Making Holiday Gifts

Will your students be making holiday gifts for their families this year? If so, I’d love hear how you squeeze making the projects into a school day that is already packed. Are you able to have each kiddo complete part of the project at a center? Do you enlist the help of a volunteer? Do you set aside an afternoon to make gifts? How do you do it?

Eager to hear,
Diane


6 thoughts on “Making Holiday Gifts

  1. I plan parent Christmas gifts in September and buy supplies in October. We then sit with the kids and make them a few at a time each day until they are done. No fuss no muss. We are almost done already. I do their cards the same way. The gift bags I pick up are the plain gift bags you can pick up in bulk at any craft store. The kids decorate them with stamps and that is a large group activity.
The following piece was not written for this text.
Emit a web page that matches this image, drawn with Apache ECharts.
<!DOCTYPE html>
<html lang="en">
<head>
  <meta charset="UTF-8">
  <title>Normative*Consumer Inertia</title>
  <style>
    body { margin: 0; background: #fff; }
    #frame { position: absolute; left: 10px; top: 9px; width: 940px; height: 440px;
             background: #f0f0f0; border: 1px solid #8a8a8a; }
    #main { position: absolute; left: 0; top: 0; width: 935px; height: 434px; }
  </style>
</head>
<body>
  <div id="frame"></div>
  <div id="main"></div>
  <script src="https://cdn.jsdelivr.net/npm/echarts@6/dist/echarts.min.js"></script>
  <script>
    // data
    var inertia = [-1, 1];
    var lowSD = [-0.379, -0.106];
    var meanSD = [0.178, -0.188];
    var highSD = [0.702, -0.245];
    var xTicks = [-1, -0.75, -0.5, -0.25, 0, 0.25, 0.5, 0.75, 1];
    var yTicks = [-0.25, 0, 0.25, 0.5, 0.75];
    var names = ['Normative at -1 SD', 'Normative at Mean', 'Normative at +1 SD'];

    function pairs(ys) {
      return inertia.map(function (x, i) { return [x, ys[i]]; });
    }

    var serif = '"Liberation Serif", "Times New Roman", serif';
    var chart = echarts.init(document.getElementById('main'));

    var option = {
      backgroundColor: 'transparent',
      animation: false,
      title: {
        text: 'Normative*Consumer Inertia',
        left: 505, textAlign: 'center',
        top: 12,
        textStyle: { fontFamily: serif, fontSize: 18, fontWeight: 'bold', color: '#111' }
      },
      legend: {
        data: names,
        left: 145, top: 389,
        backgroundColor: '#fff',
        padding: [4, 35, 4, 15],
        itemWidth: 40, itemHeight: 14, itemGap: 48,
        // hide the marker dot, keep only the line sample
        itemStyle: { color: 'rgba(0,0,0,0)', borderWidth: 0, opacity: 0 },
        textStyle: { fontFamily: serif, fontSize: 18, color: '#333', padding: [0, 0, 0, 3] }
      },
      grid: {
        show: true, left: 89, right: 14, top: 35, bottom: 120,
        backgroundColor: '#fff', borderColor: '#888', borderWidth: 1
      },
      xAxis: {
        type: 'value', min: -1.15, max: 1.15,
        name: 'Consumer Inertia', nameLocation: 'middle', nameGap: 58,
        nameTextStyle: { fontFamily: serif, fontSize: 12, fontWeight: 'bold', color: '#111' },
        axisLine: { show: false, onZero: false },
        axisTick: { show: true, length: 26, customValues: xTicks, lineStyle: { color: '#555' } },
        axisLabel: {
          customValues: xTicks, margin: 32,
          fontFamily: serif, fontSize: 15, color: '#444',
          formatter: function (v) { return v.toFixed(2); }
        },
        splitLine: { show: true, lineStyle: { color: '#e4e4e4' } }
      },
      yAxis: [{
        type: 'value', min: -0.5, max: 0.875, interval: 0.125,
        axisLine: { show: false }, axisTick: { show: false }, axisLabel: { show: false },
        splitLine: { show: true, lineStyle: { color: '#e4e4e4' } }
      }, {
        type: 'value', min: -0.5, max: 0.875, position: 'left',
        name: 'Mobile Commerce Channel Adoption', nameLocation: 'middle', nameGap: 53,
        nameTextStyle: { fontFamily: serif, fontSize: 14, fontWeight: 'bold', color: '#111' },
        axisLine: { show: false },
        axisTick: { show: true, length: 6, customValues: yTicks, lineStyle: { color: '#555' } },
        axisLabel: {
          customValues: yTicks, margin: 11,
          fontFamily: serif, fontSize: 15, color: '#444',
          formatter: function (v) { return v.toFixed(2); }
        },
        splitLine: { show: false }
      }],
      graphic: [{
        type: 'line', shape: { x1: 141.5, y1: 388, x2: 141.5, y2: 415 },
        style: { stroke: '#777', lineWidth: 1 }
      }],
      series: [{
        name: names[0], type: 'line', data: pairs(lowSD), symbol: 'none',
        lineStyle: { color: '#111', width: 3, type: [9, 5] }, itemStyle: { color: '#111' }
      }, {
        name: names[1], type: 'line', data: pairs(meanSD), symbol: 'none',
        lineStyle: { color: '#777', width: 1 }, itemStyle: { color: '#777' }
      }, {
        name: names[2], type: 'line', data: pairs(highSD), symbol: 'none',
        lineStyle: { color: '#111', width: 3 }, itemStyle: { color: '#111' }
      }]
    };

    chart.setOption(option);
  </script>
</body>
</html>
    I have also been known to pick up things right after Christmas for the next year.

    One word of advice for this plan you always buy more than you need as you never know when your numbers may change.

    But I find this to be less stressful.

  2. I informed my parents that the Months of Nov and Dec were set aside to make our christmas presents. Meaning not to expect any arts and crafts during this time. Each child is making a 2013 calendar, with a different theme for each month.

  3. I love to make jar cookie mixes for the moms, and since we’re right in the middle of our measurement unit it fits perfectly into our math center time!! Fun, fun, fun with food and capacity!!

  4. At my campus (grades PreK-4th), each grade level is assigned a Christmas tree in the cafeteria to decorate. The ornaments the students make stay on the trees until the day we leave for winter break. The students take the ornaments home to hang on their own trees. Students who attend my campus throughout the years have a collection of ornaments to look back on and remember their time in elementary school. 🙂

  5. We set aside an afternoon which runs into center time to create gifts. We make a different gift each day to correlate with the story we are reading.